Recommended Health Tests from the National Breed Club:
- Hip Evaluation
- Ophthalmologist Evaluation
Shetland Sheepdogs were originally bred on the rocky Shetland Islands, the United Kingdom’s northernmost point. They were employed by farmers to herd sheep, ponies, and poultry. (“Toonie dog” was an old slang name for Shelties, “toon” being a Shetland word for farm.)
There’s a reason why the Sheltie was bred smaller than his close cousin, the rough-coat Collie. Thanks to their compact size, the Sheltie eats less than the Collie and other large herding dogs. This is an important consideration in the harsh, cold climate of the breed’s homeland, where food can be scarce. This also explains the diminutive size of Shetland ponies.

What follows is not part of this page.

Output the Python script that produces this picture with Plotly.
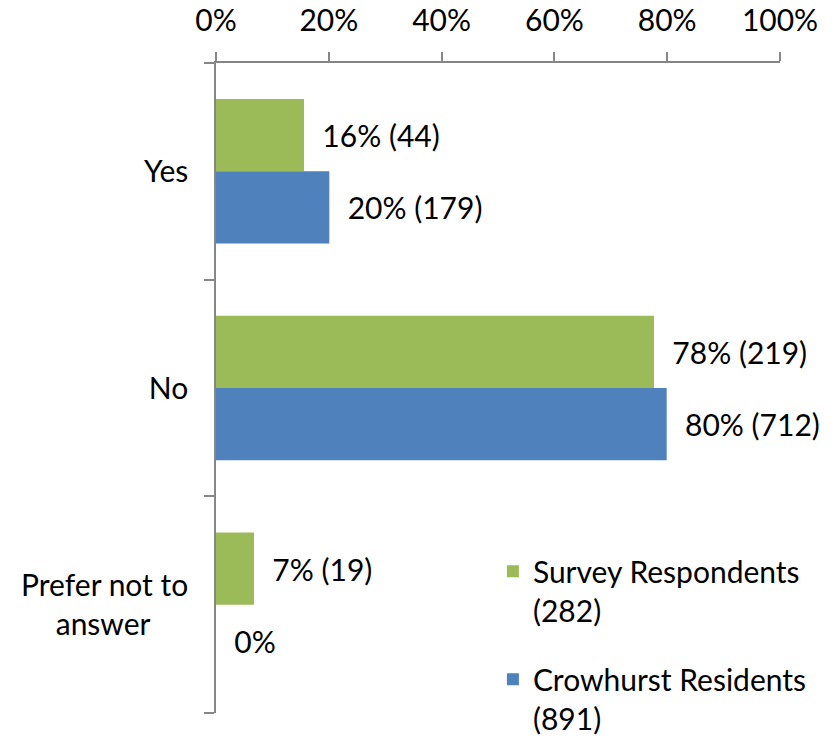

Exactly when Collies were imported to the island from the Scottish mainland and bred down to Sheltie size is a detail lost to history, as the islands’ breeders left behind no written records. And, because the islands were so inaccessible, Shelties lived in virtual isolation from other breeds and were nearly unknown in the rest of Britain until the early 20th century.
The Sheltie was first recognized by the Kennel Club (England), as the Shetland Collie, in 1909. Under pressure from Collie fanciers, the breed name was changed soon after to Shetland Sheepdog. The AKC registered its first dog of this remarkably bright and obedient breed in 1911.
Did You Know?
The American Shetland Sheepdog Association, parent club of the breed, was organized at the Westminster Kennel Club in 1929,
and held its first specialty show in 1933.
- The Sheltie was officially recognized by the English Kennel Club in 1909 but did not receive separate classification as the Sheltie (apart from Collie) until 1914.
- The Sheltie is one of the most successful obedience breeds.
The first Sheltie registered by the AKC (1911) was "Lord Scott", who was imported from Shetland by John G. Sherman, Jr. of New York.